You can workaround that by using raw.lxc and tell liblxc exactly what you want, including the filesystem, which should get you around this particular problem.

lxc config set <container name> raw.lxc "lxc.mount.entry=POOL/DATASET some/path/in/the/container zfs defaults 0 0"

You are however pretty likely to then hit another ZFS issue which is that ZFS very much doesn’t understand mount namespaces and containers. So if the dataset is mounted anywhere on the host, ZFS will refuse to have it mounted in the container. Similarly, if it’s not mounted on the host and you attach it to the container, you’ll then be unable to mount it on the host.

Even more annoyingly, the mount namespace cleanup code can take a long time. So when rebooting the container, it may be that the filesystem remains mounted in a dead mount namespace, preventing anyone from mounting it for serveral minutes/hours.

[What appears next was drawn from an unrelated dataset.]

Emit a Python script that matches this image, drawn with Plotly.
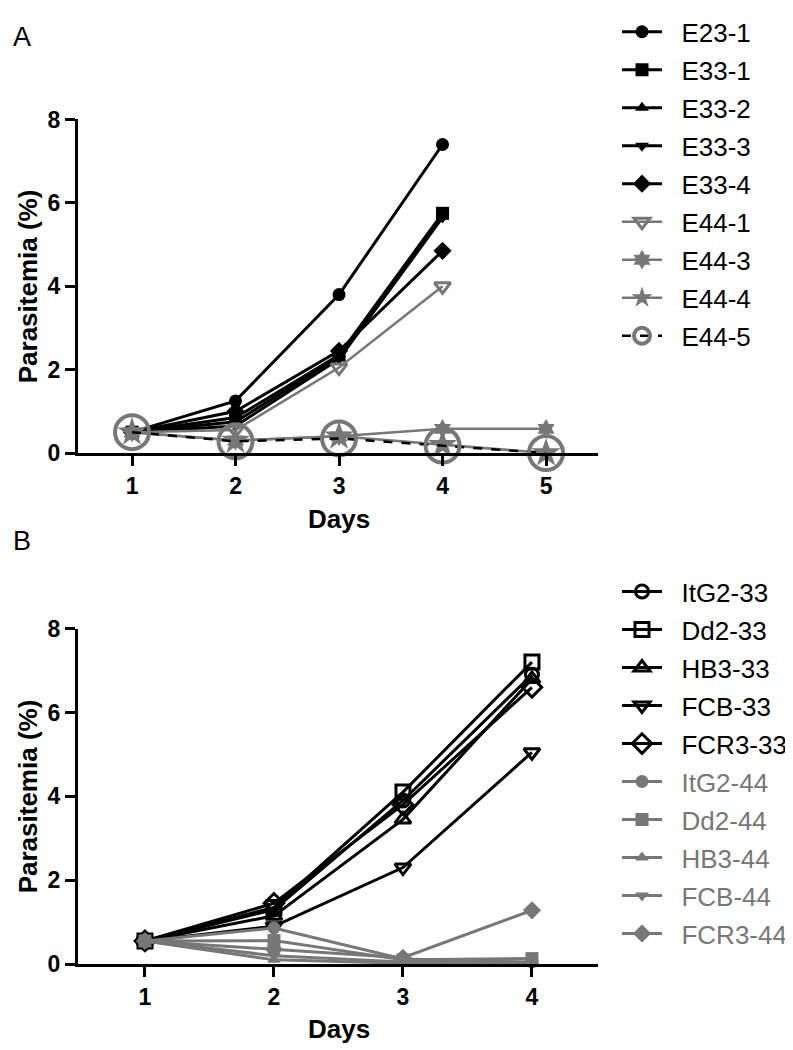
import plotly.graph_objects as go

# ---------------- data ----------------
days_a = [1, 2, 3, 4, 5]
names_a = ["E23-1", "E33-1", "E33-2", "E33-3", "E33-4", "E44-1", "E44-3", "E44-4", "E44-5"]
e23_1 = [0.5, 1.25, 3.8, 7.4]
e33_1 = [0.5, 0.85, 2.35, 5.75]
e33_2 = [0.5, 0.75, 2.3, 5.7]
e33_3 = [0.5, 0.65, 2.25, 5.65]
e33_4 = [0.5, 1.0, 2.45, 4.85]
e44_1 = [0.5, 0.55, 2.05, 4.0]
e44_3 = [0.5, 0.3, 0.4, 0.58, 0.58]
e44_4 = [0.5, 0.3, 0.4, 0.2, 0.0]
e44_5 = [0.5, 0.28, 0.35, 0.18, 0.0]

days_b = [1, 2, 3, 4]
names_b = ["ItG2-33", "Dd2-33", "HB3-33", "FCB-33", "FCR3-33",
           "ItG2-44", "Dd2-44", "HB3-44", "FCB-44", "FCR3-44"]
itg2_33 = [0.55, 1.3, 3.9, 6.9]
dd2_33 = [0.55, 1.35, 4.1, 7.2]
hb3_33 = [0.55, 1.15, 3.45, 6.8]
fcb_33 = [0.55, 0.9, 2.3, 5.05]
fcr3_33 = [0.55, 1.45, 3.8, 6.6]
itg2_44 = [0.55, 0.86, 0.12, 0.05]
dd2_44 = [0.55, 0.56, 0.1, 0.13]
hb3_44 = [0.55, 0.1, 0.02, 0.0]
fcb_44 = [0.55, 0.2, 0.05, 0.02]
fcr3_44 = [0.55, 0.35, 0.15, 1.28]

y_ticks = [0, 2, 4, 6, 8]

# ---------------- style ----------------
BLACK = "#000000"
GRAY = "#777777"
FONT = "Liberation Sans, Arial, sans-serif"
W, H = 793, 1050
PAD = "\u00a0\u00a0"

fig = go.Figure()

def add(x, y, name, color, symbol, size, xa, ya, legend, open_=False, dash="solid",
        mlw=0, lw=3, text_color=None):
    label = PAD + name
    if text_color is not None:
        label = PAD + f'<span style="color:{text_color}">{name}</span>'
    marker = dict(symbol=symbol, size=size, color=color)
    if open_:
        marker["line"] = dict(color=color, width=mlw)
    fig.add_trace(go.Scatter(
        x=x[:len(y)], y=y, name=label, mode="lines+markers", legendgroup=name,
        line=dict(color=(BLACK if dash != "solid" else color), width=lw, dash=dash),
        marker=marker, xaxis=xa, yaxis=ya, legend=legend, cliponaxis=False))

# Panel A
add(days_a, e23_1, names_a[0], BLACK, "circle", 13, "x", "y", "legend")
add(days_a, e33_1, names_a[1], BLACK, "square", 13, "x", "y", "legend")
add(days_a, e33_2, names_a[2], BLACK, "triangle-up", 12, "x", "y", "legend")
add(days_a, e33_3, names_a[3], BLACK, "triangle-down", 12, "x", "y", "legend")
add(days_a, e33_4, names_a[4], BLACK, "diamond", 14, "x", "y", "legend")
add(days_a, e44_1, names_a[5], GRAY, "triangle-down-open", 14, "x", "y", "legend", open_=True, mlw=3, lw=2.5)
add(days_a, e44_3, names_a[6], GRAY, "hexagram", 15, "x", "y", "legend", lw=2.5)
add(days_a, e44_4, names_a[7], GRAY, "star", 22, "x", "y", "legend", lw=2.5)
add(days_a, e44_5, names_a[8], GRAY, "circle-open", 34, "x", "y", "legend", open_=True, mlw=4,
    dash="dash", lw=2.5)

# Panel B
add(days_b, itg2_33, names_b[0], BLACK, "circle-open", 13, "x2", "y2", "legend2", open_=True, mlw=3)
add(days_b, dd2_33, names_b[1], BLACK, "square-open", 14, "x2", "y2", "legend2", open_=True, mlw=3)
add(days_b, hb3_33, names_b[2], BLACK, "triangle-up-open", 14, "x2", "y2", "legend2", open_=True, mlw=3)
add(days_b, fcb_33, names_b[3], BLACK, "triangle-down-open", 14, "x2", "y2", "legend2", open_=True, mlw=3)
add(days_b, fcr3_33, names_b[4], BLACK, "diamond-open", 15, "x2", "y2", "legend2", open_=True, mlw=3)
add(days_b, itg2_44, names_b[5], GRAY, "circle", 13, "x2", "y2", "legend2", text_color=GRAY)
add(days_b, dd2_44, names_b[6], GRAY, "square", 13, "x2", "y2", "legend2", text_color=GRAY)
add(days_b, hb3_44, names_b[7], GRAY, "triangle-up", 12, "x2", "y2", "legend2", text_color=GRAY)
add(days_b, fcb_44, names_b[8], GRAY, "triangle-down", 12, "x2", "y2", "legend2", text_color=GRAY)
add(days_b, fcr3_44, names_b[9], GRAY, "diamond", 14, "x2", "y2", "legend2", text_color=GRAY)

def px_x(p):
    return p / W

def px_y(p):
    return 1 - p / H

axis_common = dict(showline=True, linecolor=BLACK, linewidth=3, ticks="outside",
                   ticklen=10, tickwidth=3, tickcolor=BLACK, showgrid=False, zeroline=False,
                   tickfont=dict(family=FONT, size=23, color=BLACK, weight="bold"))

legend_common = dict(xanchor="left", yanchor="top",
                     font=dict(family=FONT, size=26, color=BLACK), bgcolor="rgba(0,0,0,0)",
                     itemwidth=40, tracegroupgap=1.2, traceorder="grouped")

fig.update_layout(
    width=W, height=H, margin=dict(l=0, r=0, t=0, b=0),
    paper_bgcolor="white", plot_bgcolor="white",
    xaxis=dict(domain=[px_x(70), px_x(590)], range=[0.478, 5.502], anchor="y",
               tickvals=days_a, **axis_common),
    yaxis=dict(domain=[px_y(443), px_y(101)], range=[0, 8], anchor="x",
               tickvals=y_ticks, **axis_common),
    xaxis2=dict(domain=[px_x(70), px_x(590)], range=[0.481, 4.512], anchor="y2",
                tickvals=days_b, **axis_common),
    yaxis2=dict(domain=[px_y(967), px_y(623)], range=[0, 8], anchor="x2",
                tickvals=y_ticks, **axis_common),
    legend=dict(x=px_x(609), y=px_y(-13), **legend_common),
    legend2=dict(x=px_x(609), y=px_y(561), **legend_common),
    showlegend=True,
)

ann_font = dict(family=FONT, size=26, color=BLACK, weight="bold")
annotations = [
    dict(text="A", x=px_x(3), y=px_y(16), xanchor="left", yanchor="middle",
         font=dict(family=FONT, size=27, color=BLACK)),
    dict(text="B", x=px_x(3), y=px_y(533), xanchor="left", yanchor="middle",
         font=dict(family=FONT, size=27, color=BLACK)),
    dict(text="Days", x=px_x(331), y=px_y(511), xanchor="center", yanchor="middle", font=ann_font),
    dict(text="Days", x=px_x(331), y=px_y(1034), xanchor="center", yanchor="middle", font=ann_font),
    dict(text="Parasitemia (%)", x=px_x(20), y=px_y(272), xanchor="center", yanchor="middle",
         textangle=-90, font=ann_font),
    dict(text="Parasitemia (%)", x=px_x(20), y=px_y(795), xanchor="center", yanchor="middle",
         textangle=-90, font=ann_font),
]
for a in annotations:
    a.update(xref="paper", yref="paper", showarrow=False)
fig.update_layout(annotations=annotations)

fig.write_html("out.html")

Also note that even if all of this is fine and you decide to use that raw.lxc trick. You’ll still need to manually do the initial uid/gid mapping on the host as there’s no kernel magic there to have it map those uids/gids based on where it’s mounted.

stgraber · August 28, 2017, 4:26am

So the short answer here would be:

The easy way with recent LXD is to use “lxc storage volume create POOL SOME-NAME”, then attach it to your container with “lxc storage volume attach POOL SOME-NAME SOME-CONTAINER SOME-DEVICE SOME-PATH”. LXD will do the initial uid/gid mapping for you and you can access it from the host in /var/lib/lxd/storage-pools/POOL/custom/SOME-NAME/
Manually create your dataset through zfs, have it mounted somewhere on the host by setting mountpoint= to some path there. Then use a disk device entry on your container to have it mounted in there “lxc config device add SOME-CONTAINER SOME-DEVICE disk path=SOME-PATH source=HOST-PATH”. In this case, you’ll have to do the initial uid/gid mapping yourself on the host before the container can make use of it.

stgraber · August 28, 2017, 4:27am

There is ongoing kernel work upstream on something called “shiftfs” which will eventually allow us to mount a filesystem in both the host and the container and have uid/gid show up as the same in both. Having the kernel do on the fly translation. But this isn’t there yet and it’s unclear when it will be.

AnonymousAlligator · August 29, 2017, 7:35pm

Thank you for the detailed explanation.

I’m looking forward to the addition in the kernel, but probably won’t see that addition on Debian anytime soon. For now I’ll probably just stick to mounting it somewhere on the host and adding it with lxc config device, seems to be the way fitting best in my scenario without stressing the intended way of doing things too much.

sqllyw · October 12, 2017, 7:09am

how to do the initial uid/gid mapping?